§ Problem to solve
Without the pictures, write out all the lines below exactly as they appear.

§ Information provided
++++++++++
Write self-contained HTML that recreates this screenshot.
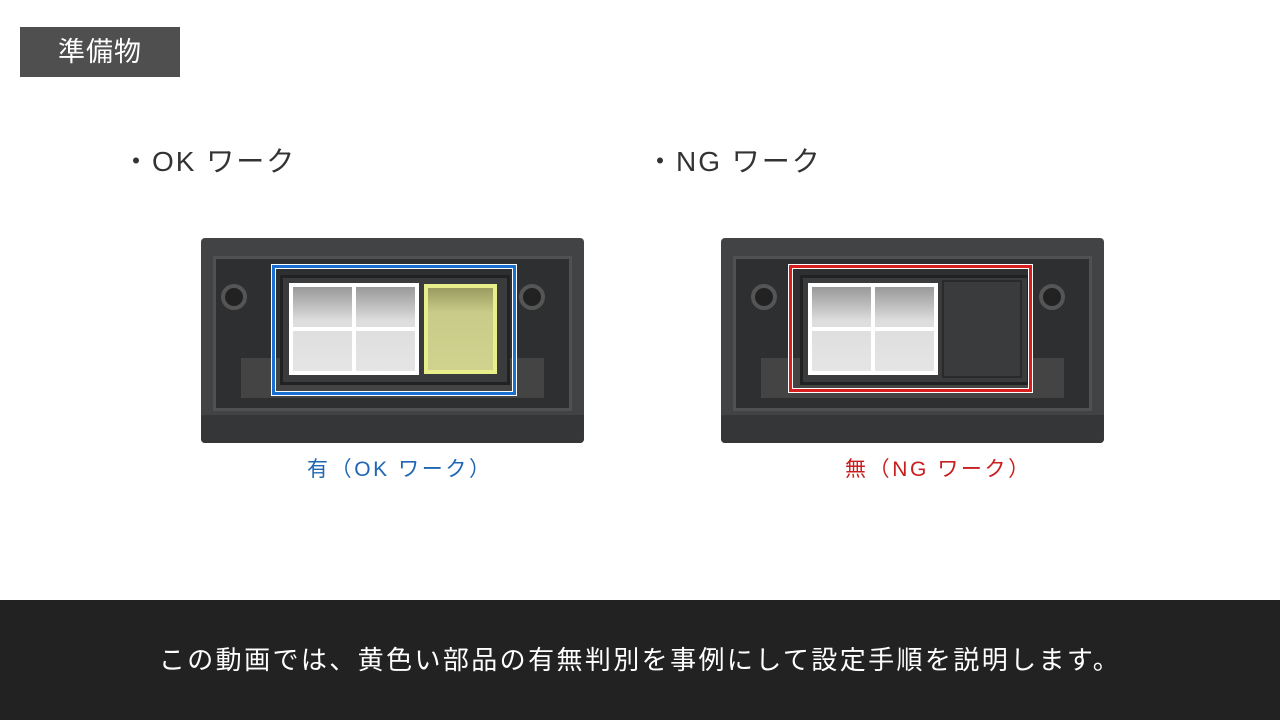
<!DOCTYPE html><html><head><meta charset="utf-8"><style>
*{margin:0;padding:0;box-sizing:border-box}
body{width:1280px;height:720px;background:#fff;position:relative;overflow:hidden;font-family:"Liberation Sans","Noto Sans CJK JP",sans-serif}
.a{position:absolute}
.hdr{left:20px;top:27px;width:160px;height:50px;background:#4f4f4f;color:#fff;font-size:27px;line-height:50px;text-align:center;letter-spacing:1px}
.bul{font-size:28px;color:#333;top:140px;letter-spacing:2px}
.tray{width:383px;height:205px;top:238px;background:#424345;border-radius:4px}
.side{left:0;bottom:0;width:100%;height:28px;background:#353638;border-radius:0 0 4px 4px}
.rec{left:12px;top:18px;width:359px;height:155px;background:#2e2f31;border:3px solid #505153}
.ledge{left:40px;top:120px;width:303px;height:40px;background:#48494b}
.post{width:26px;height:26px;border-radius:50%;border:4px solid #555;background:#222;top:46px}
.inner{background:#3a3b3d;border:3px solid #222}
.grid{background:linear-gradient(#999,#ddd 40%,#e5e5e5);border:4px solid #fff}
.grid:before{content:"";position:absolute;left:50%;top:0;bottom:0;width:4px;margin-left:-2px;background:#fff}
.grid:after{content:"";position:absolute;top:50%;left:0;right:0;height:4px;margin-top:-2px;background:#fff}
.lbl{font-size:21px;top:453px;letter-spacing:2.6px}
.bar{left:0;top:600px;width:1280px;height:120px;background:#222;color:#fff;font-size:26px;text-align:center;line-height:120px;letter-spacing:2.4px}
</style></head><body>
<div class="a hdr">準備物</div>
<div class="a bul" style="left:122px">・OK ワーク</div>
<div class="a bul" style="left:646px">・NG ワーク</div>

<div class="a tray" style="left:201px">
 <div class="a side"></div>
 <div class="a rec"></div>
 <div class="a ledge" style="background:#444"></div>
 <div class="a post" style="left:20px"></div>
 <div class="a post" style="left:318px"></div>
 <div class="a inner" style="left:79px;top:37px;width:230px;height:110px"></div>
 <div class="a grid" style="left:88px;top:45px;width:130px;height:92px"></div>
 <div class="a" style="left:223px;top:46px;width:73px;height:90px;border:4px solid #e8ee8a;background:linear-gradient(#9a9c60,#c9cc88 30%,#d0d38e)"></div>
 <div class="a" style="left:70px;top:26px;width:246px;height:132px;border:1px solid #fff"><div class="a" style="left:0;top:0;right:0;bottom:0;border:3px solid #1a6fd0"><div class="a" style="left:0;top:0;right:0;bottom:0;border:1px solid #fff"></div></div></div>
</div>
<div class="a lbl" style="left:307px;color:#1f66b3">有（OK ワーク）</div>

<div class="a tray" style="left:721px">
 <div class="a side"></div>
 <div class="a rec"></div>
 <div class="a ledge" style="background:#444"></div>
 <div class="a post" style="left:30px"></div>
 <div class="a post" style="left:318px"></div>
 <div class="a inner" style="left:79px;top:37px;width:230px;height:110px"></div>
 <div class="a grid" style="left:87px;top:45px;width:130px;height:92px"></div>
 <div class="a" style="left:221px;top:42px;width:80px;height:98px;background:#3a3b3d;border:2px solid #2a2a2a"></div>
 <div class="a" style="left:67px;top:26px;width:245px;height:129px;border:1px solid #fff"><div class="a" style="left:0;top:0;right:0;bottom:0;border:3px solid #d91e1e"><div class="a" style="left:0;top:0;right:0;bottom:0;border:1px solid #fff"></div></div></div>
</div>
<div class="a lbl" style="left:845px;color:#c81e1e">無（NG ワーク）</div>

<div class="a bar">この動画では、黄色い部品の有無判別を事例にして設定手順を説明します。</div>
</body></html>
++++++++++
§ In response
Write self-contained HTML that recreates this screenshot.
<!DOCTYPE html><html><head><meta charset="utf-8"><style>
*{margin:0;padding:0;box-sizing:border-box}
body{width:1280px;height:720px;background:#fff;position:relative;overflow:hidden;font-family:"Liberation Sans","Noto Sans CJK JP",sans-serif}
.a{position:absolute}
.hdr{left:20px;top:27px;width:160px;height:50px;background:#4f4f4f;color:#fff;font-size:27px;line-height:50px;text-align:center;letter-spacing:1px}
.bul{font-size:28px;color:#333;top:140px;letter-spacing:2px}
.tray{width:383px;height:205px;top:238px;background:#424345;border-radius:4px}
.side{left:0;bottom:0;width:100%;height:28px;background:#353638;border-radius:0 0 4px 4px}
.rec{left:12px;top:18px;width:359px;height:155px;background:#2e2f31;border:3px solid #505153}
.ledge{left:40px;top:120px;width:303px;height:40px;background:#48494b}
.post{width:26px;height:26px;border-radius:50%;border:4px solid #555;background:#222;top:46px}
.inner{background:#3a3b3d;border:3px solid #222}
.grid{background:linear-gradient(#999,#ddd 40%,#e5e5e5);border:4px solid #fff}
.grid:before{content:"";position:absolute;left:50%;top:0;bottom:0;width:4px;margin-left:-2px;background:#fff}
.grid:after{content:"";position:absolute;top:50%;left:0;right:0;height:4px;margin-top:-2px;background:#fff}
.lbl{font-size:21px;top:453px;letter-spacing:2.6px}
.bar{left:0;top:600px;width:1280px;height:120px;background:#222;color:#fff;font-size:26px;text-align:center;line-height:120px;letter-spacing:2.4px}
</style></head><body>
<div class="a hdr">準備物</div>
<div class="a bul" style="left:122px">・OK ワーク</div>
<div class="a bul" style="left:646px">・NG ワーク</div>

<div class="a tray" style="left:201px">
 <div class="a side"></div>
 <div class="a rec"></div>
 <div class="a ledge" style="background:#444"></div>
 <div class="a post" style="left:20px"></div>
 <div class="a post" style="left:318px"></div>
 <div class="a inner" style="left:79px;top:37px;width:230px;height:110px"></div>
 <div class="a grid" style="left:88px;top:45px;width:130px;height:92px"></div>
 <div class="a" style="left:223px;top:46px;width:73px;height:90px;border:4px solid #e8ee8a;background:linear-gradient(#9a9c60,#c9cc88 30%,#d0d38e)"></div>
 <div class="a" style="left:70px;top:26px;width:246px;height:132px;border:1px solid #fff"><div class="a" style="left:0;top:0;right:0;bottom:0;border:3px solid #1a6fd0"><div class="a" style="left:0;top:0;right:0;bottom:0;border:1px solid #fff"></div></div></div>
</div>
<div class="a lbl" style="left:307px;color:#1f66b3">有（OK ワーク）</div>

<div class="a tray" style="left:721px">
 <div class="a side"></div>
 <div class="a rec"></div>
 <div class="a ledge" style="background:#444"></div>
 <div class="a post" style="left:30px"></div>
 <div class="a post" style="left:318px"></div>
 <div class="a inner" style="left:79px;top:37px;width:230px;height:110px"></div>
 <div class="a grid" style="left:87px;top:45px;width:130px;height:92px"></div>
 <div class="a" style="left:221px;top:42px;width:80px;height:98px;background:#3a3b3d;border:2px solid #2a2a2a"></div>
 <div class="a" style="left:67px;top:26px;width:245px;height:129px;border:1px solid #fff"><div class="a" style="left:0;top:0;right:0;bottom:0;border:3px solid #d91e1e"><div class="a" style="left:0;top:0;right:0;bottom:0;border:1px solid #fff"></div></div></div>
</div>
<div class="a lbl" style="left:845px;color:#c81e1e">無（NG ワーク）</div>

<div class="a bar">この動画では、黄色い部品の有無判別を事例にして設定手順を説明します。</div>
</body></html>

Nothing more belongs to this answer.